**THE TASK**: Exactly repeat the material, dropping every picture from the copy.

**SOURCE EXCERPT**:

## start

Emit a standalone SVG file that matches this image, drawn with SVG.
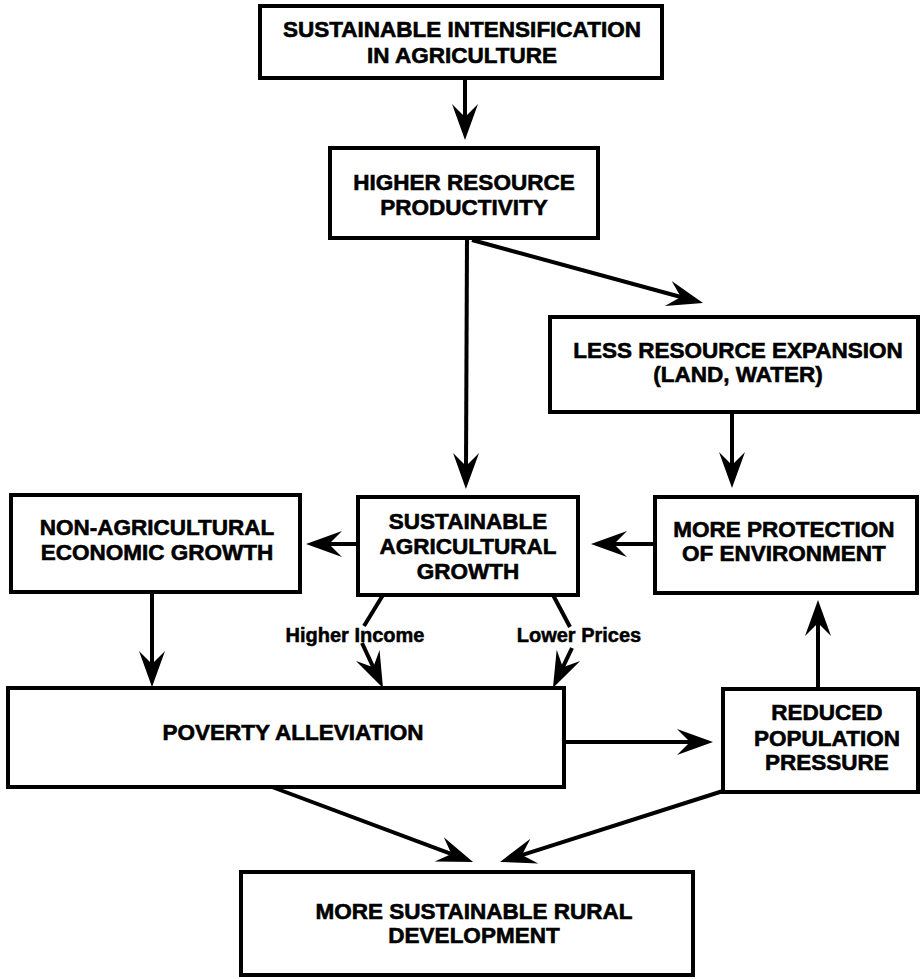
<svg xmlns="http://www.w3.org/2000/svg" width="922" height="979" viewBox="0 0 922 979">
<style>
.box{fill:#fff;stroke:#000;stroke-width:4}
.t{font-family:"Liberation Sans",Arial,Helvetica,sans-serif;font-weight:bold;font-size:22.5px;fill:#000;stroke:#000;stroke-width:0.6;text-anchor:middle}
.lbl{font-family:"Liberation Sans",Arial,Helvetica,sans-serif;font-weight:bold;font-size:20px;fill:#000;stroke:#000;stroke-width:0.5;text-anchor:middle}
.ln{stroke:#000;stroke-width:4;fill:none}
.ar{stroke:#000;stroke-width:4;fill:none;marker-end:url(#ah)}
</style>
<defs>
<marker id="ah" markerUnits="userSpaceOnUse" viewBox="-16 -16 42 32" markerWidth="42" markerHeight="32" refX="0" refY="0" orient="auto">
<path d="M22,0 L-14,-13 L-1,0 L-14,13 Z" fill="#000"/>
</marker>
</defs>
<rect width="922" height="979" fill="#fff"/>
<g id="connectors">
<line class="ar" x1="465" y1="78" x2="465" y2="118"/>
<line class="ar" x1="467" y1="238" x2="466" y2="467"/>
<line class="ar" x1="472" y1="240" x2="681.8" y2="297.2"/>
<line class="ar" x1="732" y1="412" x2="732" y2="466"/>
<line class="ar" x1="655" y1="544" x2="613" y2="544"/>
<line class="ar" x1="358" y1="544" x2="328" y2="544"/>
<line class="ar" x1="152" y1="592" x2="152" y2="665"/>
<line class="ln" x1="383" y1="595" x2="364" y2="626"/>
<line class="ar" x1="362" y1="643" x2="373.7" y2="668.1"/>
<line class="ln" x1="553" y1="595" x2="570" y2="627"/>
<line class="ar" x1="572" y1="648" x2="562.4" y2="668.1"/>
<line class="ar" x1="563" y1="742" x2="691" y2="742"/>
<line class="ar" x1="818" y1="689" x2="818" y2="622"/>
<line class="ar" x1="272" y1="787" x2="452.4" y2="854.3"/>
<line class="ar" x1="723" y1="791" x2="521" y2="855.3"/>
</g>
<g id="n1"><rect class="box" x="260" y="6" width="402" height="72"/>
<text class="t" x="462" y="37">SUSTAINABLE INTENSIFICATION</text>
<text class="t" x="462" y="63">IN AGRICULTURE</text></g>
<g id="n2"><rect class="box" x="330" y="148" width="268" height="90"/>
<text class="t" x="464" y="190">HIGHER RESOURCE</text>
<text class="t" x="464" y="215">PRODUCTIVITY</text></g>
<g id="n3"><rect class="box" x="550" y="317" width="368" height="95"/>
<text class="t" x="738" y="358">LESS RESOURCE EXPANSION</text>
<text class="t" x="738" y="382">(LAND, WATER)</text></g>
<g id="n4"><rect class="box" x="11" y="495" width="289" height="97"/>
<text class="t" x="157" y="535">NON-AGRICULTURAL</text>
<text class="t" x="157" y="560">ECONOMIC GROWTH</text></g>
<g id="n5"><rect class="box" x="358" y="497" width="220" height="98"/>
<text class="t" x="468" y="529">SUSTAINABLE</text>
<text class="t" x="468" y="554">AGRICULTURAL</text>
<text class="t" x="468" y="579">GROWTH</text></g>
<g id="n6"><rect class="box" x="655" y="497" width="262" height="96"/>
<text class="t" x="784" y="537">MORE PROTECTION</text>
<text class="t" x="784" y="561">OF ENVIRONMENT</text></g>
<g id="n7"><rect class="box" x="8" y="688" width="556" height="99"/>
<text class="t" x="293" y="740">POVERTY ALLEVIATION</text></g>
<g id="n8"><rect class="box" x="723" y="689" width="195" height="103"/>
<text class="t" x="827" y="720">REDUCED</text>
<text class="t" x="827" y="746">POPULATION</text>
<text class="t" x="827" y="770">PRESSURE</text></g>
<g id="n9"><rect class="box" x="241" y="872" width="452" height="103"/>
<text class="t" x="474" y="919">MORE SUSTAINABLE RURAL</text>
<text class="t" x="474" y="943">DEVELOPMENT</text></g>
<g id="labels">
<text class="lbl" x="355" y="642">Higher Income</text>
<text class="lbl" x="579" y="642">Lower Prices</text>
</g>
</svg>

## end

**OUTPUT OF THE EXERCISE**:
Emit a standalone SVG file that matches this image, drawn with SVG.
<svg xmlns="http://www.w3.org/2000/svg" width="922" height="979" viewBox="0 0 922 979">
<style>
.box{fill:#fff;stroke:#000;stroke-width:4}
.t{font-family:"Liberation Sans",Arial,Helvetica,sans-serif;font-weight:bold;font-size:22.5px;fill:#000;stroke:#000;stroke-width:0.6;text-anchor:middle}
.lbl{font-family:"Liberation Sans",Arial,Helvetica,sans-serif;font-weight:bold;font-size:20px;fill:#000;stroke:#000;stroke-width:0.5;text-anchor:middle}
.ln{stroke:#000;stroke-width:4;fill:none}
.ar{stroke:#000;stroke-width:4;fill:none;marker-end:url(#ah)}
</style>
<defs>
<marker id="ah" markerUnits="userSpaceOnUse" viewBox="-16 -16 42 32" markerWidth="42" markerHeight="32" refX="0" refY="0" orient="auto">
<path d="M22,0 L-14,-13 L-1,0 L-14,13 Z" fill="#000"/>
</marker>
</defs>
<rect width="922" height="979" fill="#fff"/>
<g id="connectors">
<line class="ar" x1="465" y1="78" x2="465" y2="118"/>
<line class="ar" x1="467" y1="238" x2="466" y2="467"/>
<line class="ar" x1="472" y1="240" x2="681.8" y2="297.2"/>
<line class="ar" x1="732" y1="412" x2="732" y2="466"/>
<line class="ar" x1="655" y1="544" x2="613" y2="544"/>
<line class="ar" x1="358" y1="544" x2="328" y2="544"/>
<line class="ar" x1="152" y1="592" x2="152" y2="665"/>
<line class="ln" x1="383" y1="595" x2="364" y2="626"/>
<line class="ar" x1="362" y1="643" x2="373.7" y2="668.1"/>
<line class="ln" x1="553" y1="595" x2="570" y2="627"/>
<line class="ar" x1="572" y1="648" x2="562.4" y2="668.1"/>
<line class="ar" x1="563" y1="742" x2="691" y2="742"/>
<line class="ar" x1="818" y1="689" x2="818" y2="622"/>
<line class="ar" x1="272" y1="787" x2="452.4" y2="854.3"/>
<line class="ar" x1="723" y1="791" x2="521" y2="855.3"/>
</g>
<g id="n1"><rect class="box" x="260" y="6" width="402" height="72"/>
<text class="t" x="462" y="37">SUSTAINABLE INTENSIFICATION</text>
<text class="t" x="462" y="63">IN AGRICULTURE</text></g>
<g id="n2"><rect class="box" x="330" y="148" width="268" height="90"/>
<text class="t" x="464" y="190">HIGHER RESOURCE</text>
<text class="t" x="464" y="215">PRODUCTIVITY</text></g>
<g id="n3"><rect class="box" x="550" y="317" width="368" height="95"/>
<text class="t" x="738" y="358">LESS RESOURCE EXPANSION</text>
<text class="t" x="738" y="382">(LAND, WATER)</text></g>
<g id="n4"><rect class="box" x="11" y="495" width="289" height="97"/>
<text class="t" x="157" y="535">NON-AGRICULTURAL</text>
<text class="t" x="157" y="560">ECONOMIC GROWTH</text></g>
<g id="n5"><rect class="box" x="358" y="497" width="220" height="98"/>
<text class="t" x="468" y="529">SUSTAINABLE</text>
<text class="t" x="468" y="554">AGRICULTURAL</text>
<text class="t" x="468" y="579">GROWTH</text></g>
<g id="n6"><rect class="box" x="655" y="497" width="262" height="96"/>
<text class="t" x="784" y="537">MORE PROTECTION</text>
<text class="t" x="784" y="561">OF ENVIRONMENT</text></g>
<g id="n7"><rect class="box" x="8" y="688" width="556" height="99"/>
<text class="t" x="293" y="740">POVERTY ALLEVIATION</text></g>
<g id="n8"><rect class="box" x="723" y="689" width="195" height="103"/>
<text class="t" x="827" y="720">REDUCED</text>
<text class="t" x="827" y="746">POPULATION</text>
<text class="t" x="827" y="770">PRESSURE</text></g>
<g id="n9"><rect class="box" x="241" y="872" width="452" height="103"/>
<text class="t" x="474" y="919">MORE SUSTAINABLE RURAL</text>
<text class="t" x="474" y="943">DEVELOPMENT</text></g>
<g id="labels">
<text class="lbl" x="355" y="642">Higher Income</text>
<text class="lbl" x="579" y="642">Lower Prices</text>
</g>
</svg>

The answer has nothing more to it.